While their numbers peaked at only 25,000, the Jews started banks, oil and gas works, pharmacies, textile and clothes shops, a brewery, music shops, opticians etc, and exported goods to Europe such as North Chinese soya beans. Harbin was quickly transformed from a fishing town into a mercantile hub of East Asia with a renowned Jewish-run international trade-fair.
Memorandums written in 1930s Imperial Japan proposed settling Jewish refugees escaping Nazi-occupied Europe in Japanese-controlled territory. As interpreted by Tokayer and Swartz (who coined the term "Fugu Plan" to describe this), they proposed that large numbers of Jewish refugees should be encouraged to settle in Manchukuo or Japan-occupied Shanghai, thus gaining the benefit of the supposed economic prowess of the Jews and also convincing the United States, and specifically American Jewry, to grant political favor and economic investment into Japan.

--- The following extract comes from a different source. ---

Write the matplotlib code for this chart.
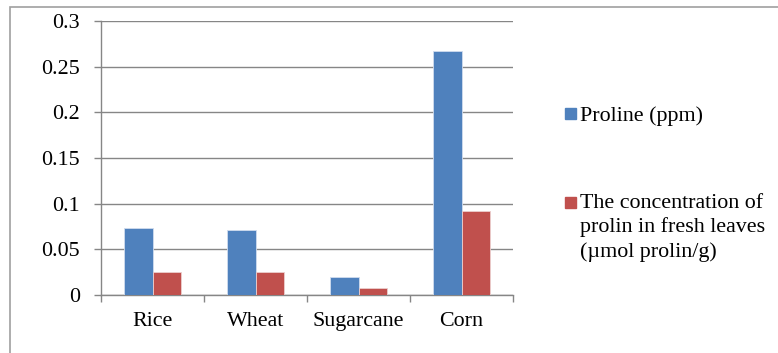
import numpy as np
import matplotlib.pyplot as plt
from matplotlib.patches import Rectangle

crops = ['Rice', 'Wheat', 'Sugarcane', 'Corn']
proline_ppm = [0.0737, 0.0715, 0.020, 0.2675]
proline_leaves = [0.0255, 0.0255, 0.0073, 0.0923]
yticks = [0, 0.05, 0.1, 0.15, 0.2, 0.25, 0.3]
ytick_labels = ['0', '0.05', '0.1', '0.15', '0.2', '0.25', '0.3']
series_names = ['Proline (ppm)',
                'The concentration of\nprolin in fresh leaves\n(\u00b5mol prolin/g)']
colors = ['#4F81BD', '#C0504D']

plt.rcParams['font.family'] = ['Liberation Serif', 'DejaVu Serif']
fs = 15.8

fig = plt.figure(figsize=(7.78, 3.53), dpi=100)
# outer chart frame, open on the right and bottom
fig.patches.append(Rectangle((10 / 778, -0.1), 1.2, 1 - 7 / 353 + 0.1,
                             transform=fig.transFigure, fill=False,
                             edgecolor='#a0a0a0', linewidth=1.2))

ax = fig.add_axes([101 / 778, 1 - 295 / 353, 412 / 778, 274 / 353])

x = np.arange(len(crops))
w = 0.28
ax.bar(x - w / 2, proline_ppm, w, color=colors[0], edgecolor='#d0dcee',
       linewidth=0.6, zorder=3)
ax.bar(x + w / 2, proline_leaves, w, color=colors[1], edgecolor='#eccfce',
       linewidth=0.6, zorder=3)

ax.set_xlim(-0.5, len(crops) - 0.5)
ax.set_ylim(0, 0.3)
ax.set_yticks(yticks)
ax.set_yticklabels(ytick_labels)
ax.set_xticks(x)
ax.set_xticklabels(crops)
ax.set_xticks(np.arange(len(crops) + 1) - 0.5, minor=True)
ax.tick_params(axis='x', which='major', length=0, pad=12, labelsize=fs)
ax.tick_params(axis='x', which='minor', length=5, color='#868686', width=1)
ax.tick_params(axis='y', length=5, color='#868686', width=1, labelsize=fs, pad=10)

ax.grid(axis='y', color='#868686', linewidth=1, zorder=0)
for side in ['top', 'right']:
    ax.spines[side].set_visible(False)
for side in ['left', 'bottom']:
    ax.spines[side].set_color('#868686')
    ax.spines[side].set_linewidth(1)

# legend: square marker beside the first line of each entry
legend_rows = [114, 202]
for name, color, row in zip(series_names, colors, legend_rows):
    fig.patches.append(Rectangle((565 / 778, 1 - (row + 5.5) / 353), 11 / 778, 11 / 353,
                                 transform=fig.transFigure, color=color))
    fig.text(580 / 778, 1 - (row - 8) / 353, name, fontsize=fs, va='top',
             ha='left', linespacing=1.3)

fig.savefig('out.png', dpi=100)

The idea was partly based on the acceptance of the The Protocols of the Elders of Zion as being as a genuine document by at least part of the Japanese leadership.
The detailed scheme included how the settlement would be organized and how Jewish support, both in terms of investment and actual settlers, would be garnered. In June and July 1939, the memorandums "Concrete Measures to be Employed to Turn Friendly to Japan the Public Opinion Far East Diplomatic Policy Close Circle of President of USA by Manipulating Influential Jews in China," and "The Study and Analysis of Introducing Jewish Capital" came to be reviewed and approved by the top Japanese officials in China.
Methods of attracting both Jewish and American favor were to include the sending of a delegation to the United States, to introduce American rabbis to the similarities between Judaism and Shinto, and the bringing of rabbis back to Japan in order to introduce them and their religion to the Japanese. Methods were also suggested for gaining the favor of American journalism and Hollywood. The majority of the documents were devoted to the settlements, allowing for the settlement populations to range in size from 18,000, up to 600,000. Details included the land size of the settlement, infrastructural arrangements, schools, hospitals etc. for each level of population. Jews in these settlements were to be given complete freedom of religion, along with cultural and educational autonomy. While the authors were wary of affording too much political autonomy, it was felt that some freedom would be necessary to attract settlers, as well as economic investment.
The Japanese officials asked to approve the plan insisted that while the settlements could appear autonomous, controls needed to be placed to keep the Jews under surveillance. It was feared that the Jews might somehow penetrate into the mainstream Japanese government and economy, influencing or taking command of it in the same way that they, according to the forged Protocols of the Elders of Zion, had done in many other countries. The world Jewish community was to fund the settlements and supply the settlers.
Japanese approval came as early as December 1918, when the Shanghai Zionist Association received a message endorsing the government's "pleasure of having learned of the advent desire of the Zionists to establish in Palestine a National Jewish Homeland". It indicated that, "Japan will accord its sympathy to the realization of your [Zionist] aspirations." This was further explicit endorsement in January 1919 when Chinda Sutemi wrote to Chaim Weizmann in the name of the Japanese Emperor stating that, "the Japanese government gladly takes note of the Zionist aspiration to extend in Palestine a national home for the Jewish people and they look forward with a sympathetic interest to the realization of such desire upon the basis proposed." Japan recognized British policies in Palestine in return for British approval of Japanese control over the Shandong Peninsula in China.